Suki struggles with the moral issues around appropriation of other people's culture: can a western artist find a way to represent aspects of a different culture in a way that does not demean the other or suggest a superiority of self and western culture. 

Suki quoted Edward Wadie Said and his book,  Orientalism 1978, the Western study of Eastern cultures.  He was a University Professor of English and Comparative Literature at Columbia University and a Palestinian-American literary theorist. Said drew on Foucault for his argument that knowledge is created within a discourse; it has to be spoken.  It occurs within a discourse of unequal power relationships,  often unconscious knowledge, not belief which assumes that the norm is centered in the self. Foucault's theory leads to a distrust of all representation and meanings not secure in way used to be.  Edward Said applied this analysis to orientalism, a whole study of eastern cultures, in literary scholarship and art.  The knowledge created in unequal relationship between European empires and colonized "others". The "other" in the case of Suki's art is India; in Said's view, the "other" was seen as being primitive and crude, amusing. The European self in contrast was active and sophisticated. These qualities were generalized across the cultures,  later romanticized and made exotic.  He argued that a long tradition of false and romanticized images of Asia and the Middle East in Western culture had served as an implicit justification for Europe and the US' colonial and imperial ambitions. Western scholars appropriated the task of exploration and interpretation of the Orient's languages, history and culture for themselves, with the implication that the East was not capable of composing its own narrative.

It was assumed by Westerners that they could represent the Orientals all by themselves without their own discourse.  
In psychoanalysis this process would be called projection. Put an idea about a person into them and if you are dominant enough they begin to behave that way too, unconsciously. 

Critics of Said said he was too extreme.  Some criticism points out that all societies do this.  We project these meanings onto the other person, generalizing.

Suki asks herself, "I am in the Western culture. What is my justification for this work?  This theory has tremendous influence. Whether we use the above language as discourse, knowledge,,,we nonetheless know now that we have to find a way to be respectful.  Picasso said, bad artists copy other cultures, real artists steal.  He put african masks into his work without worrying whether he was appropriating or not.  We are not in that position anymore. Why choose my subject matter at all? Ultimately i find that unanswerable.  i love India, but that doesn't work as an answer.
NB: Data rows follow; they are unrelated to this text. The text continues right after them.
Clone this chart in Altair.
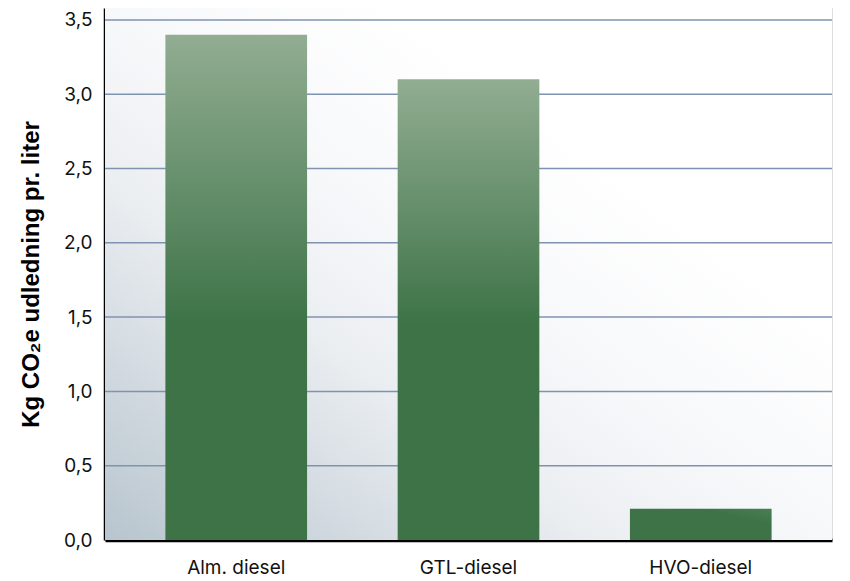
import altair as alt
import pandas as pd

categories = ["Alm. diesel", "GTL-diesel", "HVO-diesel"]
values = [3.4, 3.1, 0.21]
y_ticks = [0, 0.5, 1.0, 1.5, 2.0, 2.5, 3.0, 3.5]
y_title = "Kg CO₂e udledning pr. liter"

df = pd.DataFrame({"fuel": categories, "co2": values})
grid_df = pd.DataFrame({"tick": y_ticks[1:]})

LIGHT = "#92ad92"
DARK = "#3d7347"
DARK_FROM = 1.45  # value below which bars are fully dark

x_enc = alt.X("fuel:N", sort=categories,
              scale=alt.Scale(paddingInner=0.39, paddingOuter=0.26),
              axis=alt.Axis(title=None, labelAngle=0, labelFont="Inter", labelFontSize=19,
                            labelColor="#111111", labelPadding=18, ticks=False,
                            domainColor="#000000", domainWidth=3.5))
y_scale = alt.Scale(domain=[0, 3.58], nice=False, zero=True)
y_enc = alt.Y("co2:Q", scale=y_scale,
              axis=alt.Axis(title=y_title, values=y_ticks,
                            labelExpr="replace(format(datum.value, '.1f'), '.', ',')",
                            labelFont="Inter", labelFontSize=19, labelColor="#111111",
                            labelPadding=13, ticks=False,
                            titleFont="Liberation Sans", titleFontSize=24, titleFontWeight="bold",
                            titleColor="#000000", titlePadding=20,
                            domainColor="#000000", domainWidth=3.5,
                            grid=False))

bg = alt.Chart(pd.DataFrame({"a": [0]})).mark_rect(
    fill=alt.Gradient(gradient="linear", x1=0, y1=1, x2=1, y2=0,
                      stops=[alt.GradientStop(color="#b8c5ce", offset=0),
                             alt.GradientStop(color="#d6dde3", offset=0.2),
                             alt.GradientStop(color="#eceff2", offset=0.35),
                             alt.GradientStop(color="#f7f8fa", offset=0.5),
                             alt.GradientStop(color="#ffffff", offset=0.7)])
).encode(x=alt.value(0), x2=alt.value("width"), y=alt.value(0), y2=alt.value("height"))

grid = alt.Chart(grid_df).mark_rule(color="#7f93b0", strokeWidth=1.5).encode(
    y=alt.Y("tick:Q", scale=y_scale), x=alt.value(0), x2=alt.value("width"))

layers = [bg, grid]
for cat, val in zip(categories, values):
    if val > DARK_FROM:
        off = (val - DARK_FROM) / val
        fill = alt.Gradient(gradient="linear", x1=0, y1=0, x2=0, y2=1,
                            stops=[alt.GradientStop(color=LIGHT, offset=0),
                                   alt.GradientStop(color=DARK, offset=off),
                                   alt.GradientStop(color=DARK, offset=1)])
    else:
        fill = alt.Gradient(gradient="linear", x1=0, y1=1, x2=1, y2=0,
                            stops=[alt.GradientStop(color=DARK, offset=0),
                                   alt.GradientStop(color=DARK, offset=0.75),
                                   alt.GradientStop(color="#4a7f55", offset=1)])
    layers.append(
        alt.Chart(df).transform_filter(alt.datum.fuel == cat)
        .mark_bar(fill=fill).encode(x=x_enc, y=y_enc)
    )

chart = alt.layer(*layers).resolve_axis(y="shared").properties(
    width=727, height=532,
    padding={"left": 11, "top": 0, "right": 0, "bottom": 0},
).configure_view(stroke=None).configure(background="#ffffff")

chart.save("out.html", embed_options={"renderer": "svg", "actions": False})
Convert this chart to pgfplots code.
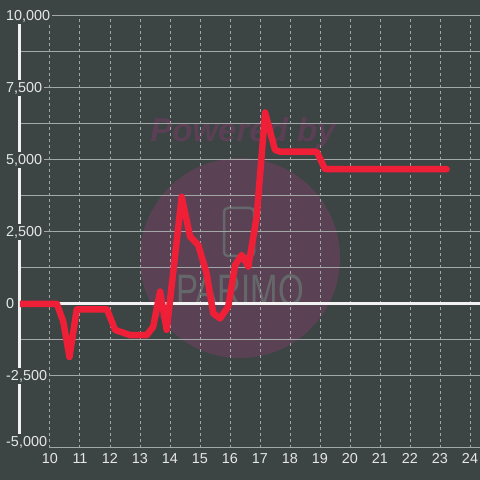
\documentclass[border=0pt]{standalone}
\usepackage{pgfplots}
\pgfplotsset{compat=1.18}
\usepackage{fontspec}
\setmainfont{Liberation Sans}
\definecolor{bg}{HTML}{3C4544}
\definecolor{circ}{HTML}{5A4254}
\definecolor{pw}{HTML}{5B3F55}
\definecolor{logoc}{HTML}{65686A}
\definecolor{gridc}{HTML}{A3A7A7}
\definecolor{axw}{HTML}{F2F2F2}
\definecolor{lab}{HTML}{E6E6E6}
\definecolor{redl}{HTML}{EE1F36}
\begin{document}
\begin{tikzpicture}[x=1pt,y=1pt]
\fill[bg] (0,0) rectangle (480,480);
\path[use as bounding box] (0,0) rectangle (480,480);
\fill[circ] (240,222) circle (100);
\node[font=\fontsize{33}{33}\selectfont\bfseries\itshape, text=pw] at (243,347) {Powered by};
\draw[logoc, line width=2.5pt, rounded corners=4pt] (224,224) rectangle (254,272);
\node[text=logoc, font=\fontsize{44}{44}\selectfont, xscale=0.75] at (240,190) {PARIMO};
\begin{axis}[
  at={(20pt,32pt)}, anchor=south west, scale only axis,
  width=460pt, height=432pt,
  xmin=9, xmax=24.3333, ymin=-5000, ymax=10000,
  axis x line*=bottom, axis y line*=left,
  x axis line style={draw=none},
  y axis line style={draw=axw, line width=3pt},
  tick style={draw=none},
  xtick={10,11,...,24},
  ytick={-2500,0,2500,5000,7500,10000},
  minor y tick num=1,
  extra y ticks={-5000},
  extra y tick style={grid=major, yticklabel style={yshift=6pt}},
  xmajorgrids, ymajorgrids, yminorgrids,
  x grid style={gridc, line width=1pt, dash pattern=on 3pt off 3pt},
  y grid style={gridc, line width=1pt},
  scaled y ticks=false,
  /pgf/number format/1000 sep={,},
  /pgf/number format/assume math mode=true,
  yticklabel style={anchor=west, xshift=-16pt, fill=bg, inner sep=2pt, text=lab, font=\fontsize{14.4}{16}\selectfont},
  xticklabel style={text=lab, yshift=-2pt, font=\fontsize{14.4}{16}\selectfont},
]
\addplot[axw, line width=3pt] coordinates {(9,0) (24.3333,0)};
\addplot[redl, line width=6.5pt, line join=round, line cap=round] coordinates {
(9.0,0) (10.23,0) (10.44,-600) (10.65,-1840) (10.89,-190) (11.9,-190)
(12.17,-900) (12.67,-1080) (13.23,-1080) (13.44,-790) (13.67,430)
(13.89,-900) (14.39,3720) (14.67,2340) (14.94,2050) (15.22,1065)
(15.44,-320) (15.67,-500) (15.94,-90) (16.17,1350) (16.39,1700)
(16.61,1300) (16.89,3030) (17.17,6650) (17.5,5350) (17.67,5290)
(18.89,5290) (19.17,4680) (23.22,4680)};
\end{axis}
\end{tikzpicture}
\end{document}
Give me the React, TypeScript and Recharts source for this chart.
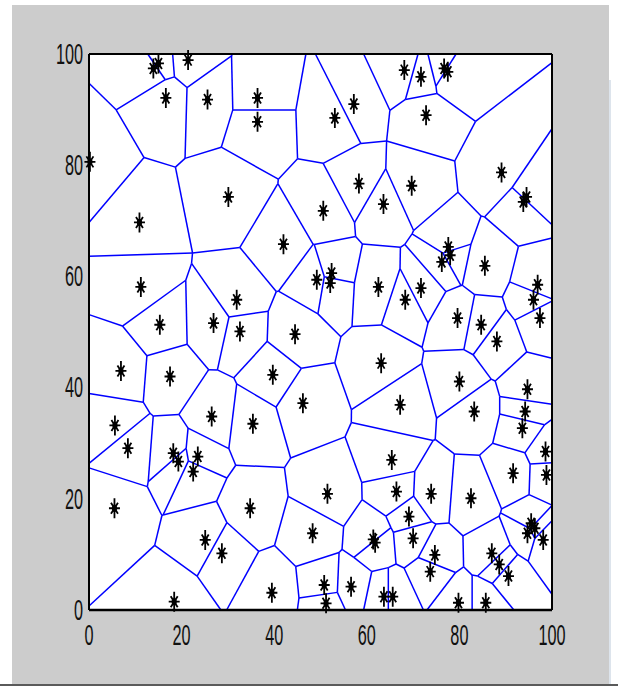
import { ScatterChart, Scatter, XAxis, YAxis, ReferenceLine } from 'recharts';

// seed points (x, y)
const pointX = [
  13.9, 15.0, 21.4, 16.6, 25.6, 0.2, 30.1, 10.9, 36.4, 36.4, 53.1, 57.2, 58.3, 63.6, 50.6, 42.0,
  68.1, 71.7, 76.7, 77.5, 72.8, 89.1, 94.5, 93.8, 69.7, 77.6, 78.0, 76.2, 85.5, 71.7, 68.3, 96.9,
  96.0, 97.4, 79.6, 84.7, 88.1, 80.0, 94.7, 94.2, 93.6, 83.2, 67.2, 11.2, 15.3, 31.9, 26.9, 32.6,
  6.9, 17.5, 5.6, 26.5, 49.2, 52.4, 52.1, 62.5, 44.5, 63.1, 39.7, 46.2, 35.4, 8.4, 18.2, 19.3,
  23.5, 22.5, 5.5, 25.1, 28.7, 18.4, 65.4, 66.4, 51.5, 34.8, 48.3, 61.4, 61.8, 39.5, 50.8, 51.2,
  56.6, 63.7, 65.6, 98.6, 98.8, 91.6, 73.9, 82.5, 69.1, 70.0, 95.5, 96.3, 94.7, 98.1, 74.7, 73.7,
  87.0, 88.6, 90.6, 79.8, 85.7,
];
const pointY = [
  97.4, 98.3, 98.9, 92.1, 91.8, 80.6, 74.3, 69.7, 92.1, 87.8, 88.5, 91.0, 76.7, 73.0, 71.8, 65.8,
  97.1, 95.9, 97.4, 96.8, 89.0, 78.7, 74.3, 73.4, 76.3, 65.3, 63.8, 62.6, 61.9, 57.9, 55.8, 58.5,
  55.8, 52.5, 52.5, 51.3, 48.3, 41.1, 39.7, 35.7, 32.7, 35.7, 36.9, 58.1, 51.3, 55.8, 51.6, 50.1,
  43.0, 42.0, 33.2, 34.8, 59.4, 60.6, 58.8, 58.1, 49.6, 44.4, 42.3, 37.2, 33.5, 29.1, 28.2, 26.7,
  27.6, 24.9, 18.3, 12.6, 10.2, 1.5, 27.0, 21.3, 20.9, 18.3, 13.8, 12.7, 12.1, 3.1, 4.5, 1.2,
  4.2, 2.4, 2.4, 28.5, 24.3, 24.6, 20.9, 20.1, 16.8, 12.9, 15.6, 14.7, 13.8, 12.6, 9.9, 6.9,
  10.2, 8.2, 6.1, 1.3, 1.3,
];

const xTicks = [0, 20, 40, 60, 80, 100];
const yTicks = [0, 20, 40, 60, 80, 100];
const domain: [number, number] = [0, 100];

const points = pointX.map((x, i) => ({ x, y: pointY[i] }));

type V = { x: number; y: number; e: number };

// each cell = box clipped by the bisectors; e holds the neighbour index of the edge
function voronoiEdges(px: number[], py: number[], lo: number, hi: number) {
  const segs: { x1: number; y1: number; x2: number; y2: number }[] = [];
  for (let i = 0; i < px.length; i++) {
    let poly: V[] = [
      { x: lo, y: lo, e: -1 },
      { x: hi, y: lo, e: -1 },
      { x: hi, y: hi, e: -1 },
      { x: lo, y: hi, e: -1 },
    ];
    for (let j = 0; j < px.length; j++) {
      if (j === i || poly.length === 0) continue;
      const nx = px[j] - px[i];
      const ny = py[j] - py[i];
      const mx = (px[i] + px[j]) / 2;
      const my = (py[i] + py[j]) / 2;
      const side = (p: V) => (p.x - mx) * nx + (p.y - my) * ny;
      const out: V[] = [];
      for (let k = 0; k < poly.length; k++) {
        const a = poly[k];
        const b = poly[(k + 1) % poly.length];
        const sa = side(a);
        const sb = side(b);
        if (sa <= 0) out.push({ ...a });
        if (sa <= 0 !== sb <= 0) {
          const t = sa / (sa - sb);
          out.push({ x: a.x + t * (b.x - a.x), y: a.y + t * (b.y - a.y), e: sa <= 0 ? j : a.e });
        }
      }
      poly = out;
    }
    for (let k = 0; k < poly.length; k++) {
      const a = poly[k];
      const b = poly[(k + 1) % poly.length];
      if (a.e > i) segs.push({ x1: a.x, y1: a.y, x2: b.x, y2: b.y });
    }
  }
  return segs;
}

const edges = voronoiEdges(pointX, pointY, 0, 100);

const font = "'Liberation Sans', Arial, sans-serif";

const YTick = ({ x, y, payload }: any) => (
  <text
    transform={`translate(${x},${y}) scale(0.56,1)`}
    textAnchor="end"
    dominantBaseline="central"
    fontSize={29}
    fontFamily={font}
    fill="#111"
  >
    {payload.value}
  </text>
);

const XTick = ({ x, y, payload }: any) => (
  <text
    transform={`translate(${x},${y + 35}) scale(0.56,1)`}
    textAnchor="middle"
    fontSize={29}
    fontFamily={font}
    fill="#111"
  >
    {payload.value}
  </text>
);

// matlab '*' marker, squashed sideways like the screenshot
const Star = ({ cx, cy }: any) => (
  <g>
    <path
      d={`M${cx},${cy - 10}V${cy + 10}M${cx - 5.5},${cy}H${cx + 5.5}M${cx - 3.5},${cy - 5.5}L${cx + 3.5},${cy + 5.5}M${cx - 3.5},${cy + 5.5}L${cx + 3.5},${cy - 5.5}`}
      stroke="#000"
      strokeWidth={1.8}
      fill="none"
    />
    <ellipse cx={cx} cy={cy} rx={2.6} ry={3.4} fill="#000" />
  </g>
);

export default function App() {
  return (
    <div style={{ position: 'absolute', left: 0, top: 0, width: 618, height: 688, background: '#fff', overflow: 'hidden' }}>
      <div style={{ position: 'absolute', left: 12, top: 5, width: 597, height: 679, background: '#cccccc' }} />
      <div style={{ position: 'absolute', left: 609, top: 80, width: 2, height: 604, background: '#dde4ec' }} />
      <div style={{ position: 'absolute', left: 0, top: 684, width: 618, height: 2, background: '#5a5a5a' }} />
      <div style={{ position: 'absolute', left: 89, top: 54, width: 463, height: 556, background: '#fff' }} />
      <div style={{ position: 'absolute', left: 0, top: 0 }}>
        <ScatterChart width={618} height={688} margin={{ top: 54, right: 66, bottom: 48, left: 49 }}>
          <XAxis
            type="number"
            dataKey="x"
            domain={domain}
            ticks={xTicks}
            height={30}
            tickSize={0}
            tickMargin={0}
            tickLine={false}
            axisLine={{ stroke: '#000', strokeWidth: 2.5 }}
            tick={<XTick />}
          />
          <YAxis
            type="number"
            dataKey="y"
            domain={domain}
            ticks={yTicks}
            width={40}
            tickSize={0}
            tickMargin={6}
            tickLine={false}
            axisLine={{ stroke: '#000', strokeWidth: 2 }}
            tick={<YTick />}
          />
          <XAxis xAxisId="bin" type="number" orientation="bottom" mirror domain={domain} ticks={xTicks} tick={false} tickSize={5} axisLine={false} tickLine={{ stroke: '#000', strokeWidth: 1.5 }} />
          <XAxis xAxisId="top" type="number" orientation="top" mirror domain={domain} ticks={xTicks} tick={false} tickSize={5} axisLine={{ stroke: '#000', strokeWidth: 2 }} tickLine={{ stroke: '#000', strokeWidth: 1.5 }} />
          <YAxis yAxisId="lin" type="number" orientation="left" mirror domain={domain} ticks={yTicks} tick={false} tickSize={5} axisLine={false} tickLine={{ stroke: '#000', strokeWidth: 1.5 }} />
          <YAxis yAxisId="right" type="number" orientation="right" mirror domain={domain} ticks={yTicks} tick={false} tickSize={5} axisLine={{ stroke: '#000', strokeWidth: 2 }} tickLine={{ stroke: '#000', strokeWidth: 1.5 }} />
          {edges.map((s, i) => (
            <ReferenceLine
              key={i}
              segment={[{ x: s.x1, y: s.y1 }, { x: s.x2, y: s.y2 }]}
              stroke="#0000ff"
              strokeWidth={1.5}
              ifOverflow="visible"
            />
          ))}
          <Scatter data={points} shape={<Star />} isAnimationActive={false} />
        </ScatterChart>
      </div>
    </div>
  );
}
Psychologically I see that the age i was there gave me a tremendous sense of mastering my experience, making my way in this strange place, my first real adult decision.  In reality though I can't answer why these things get so internalized. Being in india changed me, specifically in two ways: 1.  I experienced a change in my relationship to colour.  1963 was more like the 50's and we were very mix and matchy still, sweater sets...cardigan same colour matched.  We as a society were not daring in colours. Combinations like mauve and orange were not in our culture at large. The colours in India  changed me. The indian people thought my colour wardrobe was boring, so I changed because of that.  The other thing that changed was a kind of careless joy in the way that incongruities are made to go together in india.  For instance, there was a little temple by the side of the road. On the side was  garishly painted  a toothpaste advertisement. This affected me later in feeling a certain freedom in composition, to accept incongruity and mistakes.  I also was interested in politics and leaders. To this day many of my thoughts weave around india." 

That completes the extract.